#### [INSTRUCTION]
Copy exactly the lines from the line containing "What Apache ECharts" to the line containing "const prtos = []", both lines included, and omit any pictures.

___ EXERCISE MATERIAL

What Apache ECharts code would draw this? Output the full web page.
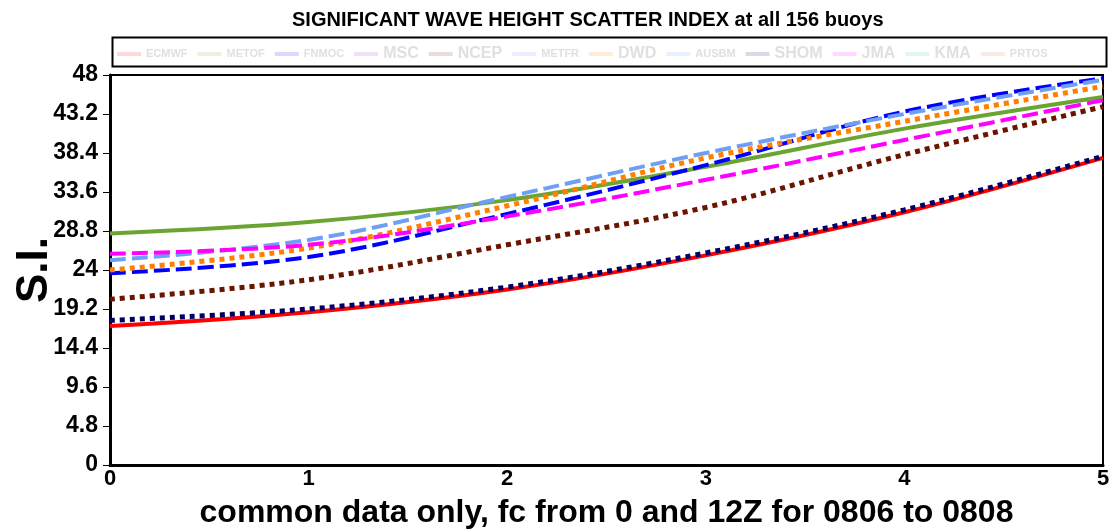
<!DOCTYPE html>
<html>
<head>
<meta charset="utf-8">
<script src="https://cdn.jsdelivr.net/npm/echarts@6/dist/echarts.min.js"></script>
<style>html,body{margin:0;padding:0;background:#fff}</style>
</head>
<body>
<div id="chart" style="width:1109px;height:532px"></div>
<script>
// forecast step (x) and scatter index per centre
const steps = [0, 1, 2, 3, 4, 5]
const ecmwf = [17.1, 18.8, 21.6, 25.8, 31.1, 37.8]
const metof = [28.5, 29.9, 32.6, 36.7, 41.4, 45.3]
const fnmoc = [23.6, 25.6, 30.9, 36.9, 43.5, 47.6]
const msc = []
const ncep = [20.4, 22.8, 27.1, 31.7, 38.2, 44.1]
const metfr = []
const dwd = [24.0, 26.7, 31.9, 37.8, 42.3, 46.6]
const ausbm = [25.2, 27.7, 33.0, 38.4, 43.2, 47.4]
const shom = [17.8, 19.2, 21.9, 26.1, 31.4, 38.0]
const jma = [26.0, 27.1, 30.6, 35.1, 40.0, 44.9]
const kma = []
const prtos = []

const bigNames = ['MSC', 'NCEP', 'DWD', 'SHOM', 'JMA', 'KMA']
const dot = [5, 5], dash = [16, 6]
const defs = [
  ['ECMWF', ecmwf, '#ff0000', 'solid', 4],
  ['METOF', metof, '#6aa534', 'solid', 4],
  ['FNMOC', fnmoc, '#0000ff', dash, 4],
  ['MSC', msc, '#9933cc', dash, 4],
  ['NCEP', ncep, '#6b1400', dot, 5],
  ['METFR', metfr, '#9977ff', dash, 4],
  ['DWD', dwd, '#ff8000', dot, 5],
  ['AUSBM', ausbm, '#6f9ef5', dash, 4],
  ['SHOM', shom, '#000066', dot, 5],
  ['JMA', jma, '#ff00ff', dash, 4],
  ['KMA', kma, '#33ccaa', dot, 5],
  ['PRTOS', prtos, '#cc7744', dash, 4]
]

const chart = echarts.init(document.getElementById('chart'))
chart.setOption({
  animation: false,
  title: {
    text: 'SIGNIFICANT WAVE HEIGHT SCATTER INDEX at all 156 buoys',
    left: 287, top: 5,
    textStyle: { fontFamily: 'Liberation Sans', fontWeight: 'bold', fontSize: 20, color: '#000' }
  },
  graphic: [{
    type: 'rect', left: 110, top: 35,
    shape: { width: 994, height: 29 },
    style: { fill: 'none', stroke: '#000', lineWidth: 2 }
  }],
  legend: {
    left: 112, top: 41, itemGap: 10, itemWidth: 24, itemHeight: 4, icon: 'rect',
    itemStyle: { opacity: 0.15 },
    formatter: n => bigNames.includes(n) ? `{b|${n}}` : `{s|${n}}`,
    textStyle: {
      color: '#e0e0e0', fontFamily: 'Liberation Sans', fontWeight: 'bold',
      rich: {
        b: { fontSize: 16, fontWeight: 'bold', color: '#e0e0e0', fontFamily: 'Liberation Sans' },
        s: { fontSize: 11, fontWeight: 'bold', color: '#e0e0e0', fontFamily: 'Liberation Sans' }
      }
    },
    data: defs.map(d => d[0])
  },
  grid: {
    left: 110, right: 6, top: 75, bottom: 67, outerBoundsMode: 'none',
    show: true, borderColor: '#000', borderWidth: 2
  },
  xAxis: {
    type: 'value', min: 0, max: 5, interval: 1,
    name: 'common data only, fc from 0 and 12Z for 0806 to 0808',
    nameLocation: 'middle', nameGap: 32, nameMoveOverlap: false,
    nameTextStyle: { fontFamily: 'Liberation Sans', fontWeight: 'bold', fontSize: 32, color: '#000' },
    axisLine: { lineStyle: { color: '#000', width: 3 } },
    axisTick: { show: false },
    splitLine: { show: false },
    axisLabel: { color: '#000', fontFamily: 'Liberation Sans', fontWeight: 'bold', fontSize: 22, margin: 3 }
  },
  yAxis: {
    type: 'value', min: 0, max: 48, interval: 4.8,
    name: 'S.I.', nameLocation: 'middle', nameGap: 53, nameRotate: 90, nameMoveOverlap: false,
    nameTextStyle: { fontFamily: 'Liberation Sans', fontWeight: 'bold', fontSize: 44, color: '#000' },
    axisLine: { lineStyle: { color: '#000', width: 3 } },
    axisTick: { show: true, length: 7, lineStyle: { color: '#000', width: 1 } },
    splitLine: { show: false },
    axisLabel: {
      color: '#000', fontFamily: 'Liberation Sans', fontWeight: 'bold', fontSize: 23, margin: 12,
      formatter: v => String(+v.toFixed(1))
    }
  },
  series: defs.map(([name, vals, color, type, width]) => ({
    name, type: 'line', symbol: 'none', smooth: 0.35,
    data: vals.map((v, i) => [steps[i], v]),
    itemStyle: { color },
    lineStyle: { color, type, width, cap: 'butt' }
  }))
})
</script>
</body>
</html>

______
___ EXERCISE MATERIAL

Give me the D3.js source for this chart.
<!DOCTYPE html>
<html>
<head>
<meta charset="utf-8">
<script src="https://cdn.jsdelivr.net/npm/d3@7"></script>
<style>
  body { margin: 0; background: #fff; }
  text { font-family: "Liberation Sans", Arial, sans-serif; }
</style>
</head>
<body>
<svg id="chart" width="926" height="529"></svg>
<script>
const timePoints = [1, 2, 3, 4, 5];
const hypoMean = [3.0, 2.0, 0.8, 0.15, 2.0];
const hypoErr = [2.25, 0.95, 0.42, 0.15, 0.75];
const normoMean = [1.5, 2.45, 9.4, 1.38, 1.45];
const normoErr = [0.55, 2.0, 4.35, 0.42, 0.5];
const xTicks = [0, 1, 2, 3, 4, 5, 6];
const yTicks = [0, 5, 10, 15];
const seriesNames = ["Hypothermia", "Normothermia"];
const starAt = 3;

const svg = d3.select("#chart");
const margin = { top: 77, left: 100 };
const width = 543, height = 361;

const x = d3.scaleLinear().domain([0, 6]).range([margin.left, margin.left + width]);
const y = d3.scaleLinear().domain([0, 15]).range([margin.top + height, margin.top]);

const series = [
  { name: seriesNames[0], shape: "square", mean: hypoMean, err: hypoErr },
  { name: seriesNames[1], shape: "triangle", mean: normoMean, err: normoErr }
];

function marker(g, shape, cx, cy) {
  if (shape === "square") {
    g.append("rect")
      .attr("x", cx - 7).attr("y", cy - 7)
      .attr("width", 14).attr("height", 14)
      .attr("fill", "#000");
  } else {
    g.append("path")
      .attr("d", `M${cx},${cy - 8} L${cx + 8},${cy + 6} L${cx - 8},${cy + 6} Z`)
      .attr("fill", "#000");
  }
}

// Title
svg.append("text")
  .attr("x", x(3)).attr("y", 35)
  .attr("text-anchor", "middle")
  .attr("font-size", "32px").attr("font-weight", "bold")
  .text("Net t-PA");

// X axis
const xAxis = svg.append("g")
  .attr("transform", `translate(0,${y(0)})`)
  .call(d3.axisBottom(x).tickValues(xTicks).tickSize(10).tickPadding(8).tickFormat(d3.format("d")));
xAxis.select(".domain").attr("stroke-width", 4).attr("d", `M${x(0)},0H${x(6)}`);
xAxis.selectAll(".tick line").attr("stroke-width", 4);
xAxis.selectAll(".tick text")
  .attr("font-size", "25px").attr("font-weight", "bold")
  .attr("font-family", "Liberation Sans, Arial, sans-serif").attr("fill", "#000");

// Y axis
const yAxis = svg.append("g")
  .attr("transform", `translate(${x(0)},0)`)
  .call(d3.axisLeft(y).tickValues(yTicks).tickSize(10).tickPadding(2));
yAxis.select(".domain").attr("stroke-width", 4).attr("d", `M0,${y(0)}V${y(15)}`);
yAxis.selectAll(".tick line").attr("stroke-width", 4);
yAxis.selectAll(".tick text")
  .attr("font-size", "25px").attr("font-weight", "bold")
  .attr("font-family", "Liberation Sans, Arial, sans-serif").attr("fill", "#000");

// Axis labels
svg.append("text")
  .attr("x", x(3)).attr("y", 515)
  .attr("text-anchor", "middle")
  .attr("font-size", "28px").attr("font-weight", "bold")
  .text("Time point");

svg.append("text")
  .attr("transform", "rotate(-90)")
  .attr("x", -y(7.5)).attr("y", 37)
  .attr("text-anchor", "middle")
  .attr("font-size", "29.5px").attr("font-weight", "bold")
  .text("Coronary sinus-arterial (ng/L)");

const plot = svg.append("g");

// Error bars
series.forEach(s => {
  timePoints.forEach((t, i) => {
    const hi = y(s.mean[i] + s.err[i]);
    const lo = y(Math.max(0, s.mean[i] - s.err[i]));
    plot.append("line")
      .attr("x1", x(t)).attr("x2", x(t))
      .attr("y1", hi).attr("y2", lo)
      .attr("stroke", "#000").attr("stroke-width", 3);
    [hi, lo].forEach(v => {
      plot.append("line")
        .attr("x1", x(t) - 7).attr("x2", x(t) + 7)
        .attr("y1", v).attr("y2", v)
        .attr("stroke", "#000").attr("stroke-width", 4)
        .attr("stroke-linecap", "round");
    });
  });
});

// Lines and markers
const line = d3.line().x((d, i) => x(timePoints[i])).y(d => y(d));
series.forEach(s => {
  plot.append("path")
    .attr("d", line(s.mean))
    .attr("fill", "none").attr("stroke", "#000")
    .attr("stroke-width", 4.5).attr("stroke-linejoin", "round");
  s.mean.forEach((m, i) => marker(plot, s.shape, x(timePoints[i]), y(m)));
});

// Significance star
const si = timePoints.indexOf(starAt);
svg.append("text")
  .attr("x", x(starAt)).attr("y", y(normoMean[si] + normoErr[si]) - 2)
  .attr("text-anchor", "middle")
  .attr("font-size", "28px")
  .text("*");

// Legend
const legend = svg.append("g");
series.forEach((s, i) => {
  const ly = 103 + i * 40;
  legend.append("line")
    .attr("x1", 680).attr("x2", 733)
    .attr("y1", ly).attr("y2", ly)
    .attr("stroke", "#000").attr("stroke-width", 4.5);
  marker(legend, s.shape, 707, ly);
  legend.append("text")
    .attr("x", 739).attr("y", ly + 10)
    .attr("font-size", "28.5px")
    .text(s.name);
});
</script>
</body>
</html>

______
___ EXERCISE MATERIAL

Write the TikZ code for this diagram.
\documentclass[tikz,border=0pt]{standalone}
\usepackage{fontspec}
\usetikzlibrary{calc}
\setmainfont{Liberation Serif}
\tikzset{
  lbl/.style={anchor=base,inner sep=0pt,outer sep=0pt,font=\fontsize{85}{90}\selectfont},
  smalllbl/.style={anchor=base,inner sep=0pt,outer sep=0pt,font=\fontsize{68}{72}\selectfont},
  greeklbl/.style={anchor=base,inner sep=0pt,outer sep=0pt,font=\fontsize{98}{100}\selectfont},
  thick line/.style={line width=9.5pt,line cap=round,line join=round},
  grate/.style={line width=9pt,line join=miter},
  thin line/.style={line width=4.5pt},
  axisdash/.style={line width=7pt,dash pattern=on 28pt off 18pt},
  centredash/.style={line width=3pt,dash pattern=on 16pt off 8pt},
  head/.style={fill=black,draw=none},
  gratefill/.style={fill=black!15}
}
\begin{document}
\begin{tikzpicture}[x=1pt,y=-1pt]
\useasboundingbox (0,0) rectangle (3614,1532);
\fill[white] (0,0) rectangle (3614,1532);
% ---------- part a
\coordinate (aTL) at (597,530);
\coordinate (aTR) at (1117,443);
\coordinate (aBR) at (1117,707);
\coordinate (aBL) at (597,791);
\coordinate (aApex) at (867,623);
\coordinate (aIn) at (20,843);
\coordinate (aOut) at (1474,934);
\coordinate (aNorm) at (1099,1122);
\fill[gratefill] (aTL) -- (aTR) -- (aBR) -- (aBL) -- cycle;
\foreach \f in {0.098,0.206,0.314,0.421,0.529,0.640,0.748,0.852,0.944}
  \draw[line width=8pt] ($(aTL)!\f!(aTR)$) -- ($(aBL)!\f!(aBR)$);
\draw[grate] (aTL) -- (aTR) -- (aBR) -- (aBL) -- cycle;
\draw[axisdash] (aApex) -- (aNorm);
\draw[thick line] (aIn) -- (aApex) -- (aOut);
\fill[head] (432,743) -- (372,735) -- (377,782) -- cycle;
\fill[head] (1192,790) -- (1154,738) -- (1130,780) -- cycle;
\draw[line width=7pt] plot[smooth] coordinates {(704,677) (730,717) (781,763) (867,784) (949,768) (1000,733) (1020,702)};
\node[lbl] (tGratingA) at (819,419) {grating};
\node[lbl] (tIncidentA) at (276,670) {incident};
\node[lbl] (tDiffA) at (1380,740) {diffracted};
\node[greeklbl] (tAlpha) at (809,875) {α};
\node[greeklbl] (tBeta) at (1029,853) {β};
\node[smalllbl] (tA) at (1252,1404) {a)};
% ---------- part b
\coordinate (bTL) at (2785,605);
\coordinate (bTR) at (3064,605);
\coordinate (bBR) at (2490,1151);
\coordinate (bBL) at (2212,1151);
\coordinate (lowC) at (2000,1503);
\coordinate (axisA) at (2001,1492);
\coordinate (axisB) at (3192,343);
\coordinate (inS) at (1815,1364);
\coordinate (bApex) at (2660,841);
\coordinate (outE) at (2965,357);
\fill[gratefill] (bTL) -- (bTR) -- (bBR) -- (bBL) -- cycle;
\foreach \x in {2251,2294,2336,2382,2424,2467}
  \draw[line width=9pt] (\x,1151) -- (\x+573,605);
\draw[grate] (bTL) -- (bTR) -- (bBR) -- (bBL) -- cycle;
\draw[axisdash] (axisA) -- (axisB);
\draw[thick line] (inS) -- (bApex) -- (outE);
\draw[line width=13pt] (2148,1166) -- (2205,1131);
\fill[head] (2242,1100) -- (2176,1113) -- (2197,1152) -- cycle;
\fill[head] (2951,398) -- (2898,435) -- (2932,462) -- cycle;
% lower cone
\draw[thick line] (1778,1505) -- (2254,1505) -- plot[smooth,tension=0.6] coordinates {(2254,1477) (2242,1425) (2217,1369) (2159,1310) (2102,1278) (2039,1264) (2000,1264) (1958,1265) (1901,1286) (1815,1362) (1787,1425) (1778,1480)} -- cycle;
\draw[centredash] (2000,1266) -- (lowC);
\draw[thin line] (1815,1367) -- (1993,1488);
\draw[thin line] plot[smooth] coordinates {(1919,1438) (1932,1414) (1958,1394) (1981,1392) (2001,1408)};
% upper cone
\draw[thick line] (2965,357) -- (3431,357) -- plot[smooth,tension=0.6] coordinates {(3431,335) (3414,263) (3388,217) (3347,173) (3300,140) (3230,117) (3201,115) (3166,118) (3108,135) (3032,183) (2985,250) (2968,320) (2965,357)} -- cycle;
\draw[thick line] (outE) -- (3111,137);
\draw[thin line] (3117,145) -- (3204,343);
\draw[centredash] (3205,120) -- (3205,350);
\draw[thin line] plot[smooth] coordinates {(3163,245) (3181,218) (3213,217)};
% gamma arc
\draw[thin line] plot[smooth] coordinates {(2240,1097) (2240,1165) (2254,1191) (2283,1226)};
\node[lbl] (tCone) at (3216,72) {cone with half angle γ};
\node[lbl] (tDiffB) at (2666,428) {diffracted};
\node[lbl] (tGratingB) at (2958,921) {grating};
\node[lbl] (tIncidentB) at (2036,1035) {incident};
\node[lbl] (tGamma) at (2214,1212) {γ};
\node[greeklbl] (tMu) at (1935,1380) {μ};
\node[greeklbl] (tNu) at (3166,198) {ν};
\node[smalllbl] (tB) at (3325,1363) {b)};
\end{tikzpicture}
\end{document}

______

#### [SOLVED PROBLEM]
What Apache ECharts code would draw this? Output the full web page.
<!DOCTYPE html>
<html>
<head>
<meta charset="utf-8">
<script src="https://cdn.jsdelivr.net/npm/echarts@6/dist/echarts.min.js"></script>
<style>html,body{margin:0;padding:0;background:#fff}</style>
</head>
<body>
<div id="chart" style="width:1109px;height:532px"></div>
<script>
// forecast step (x) and scatter index per centre
const steps = [0, 1, 2, 3, 4, 5]
const ecmwf = [17.1, 18.8, 21.6, 25.8, 31.1, 37.8]
const metof = [28.5, 29.9, 32.6, 36.7, 41.4, 45.3]
const fnmoc = [23.6, 25.6, 30.9, 36.9, 43.5, 47.6]
const msc = []
const ncep = [20.4, 22.8, 27.1, 31.7, 38.2, 44.1]
const metfr = []
const dwd = [24.0, 26.7, 31.9, 37.8, 42.3, 46.6]
const ausbm = [25.2, 27.7, 33.0, 38.4, 43.2, 47.4]
const shom = [17.8, 19.2, 21.9, 26.1, 31.4, 38.0]
const jma = [26.0, 27.1, 30.6, 35.1, 40.0, 44.9]
const kma = []
const prtos = []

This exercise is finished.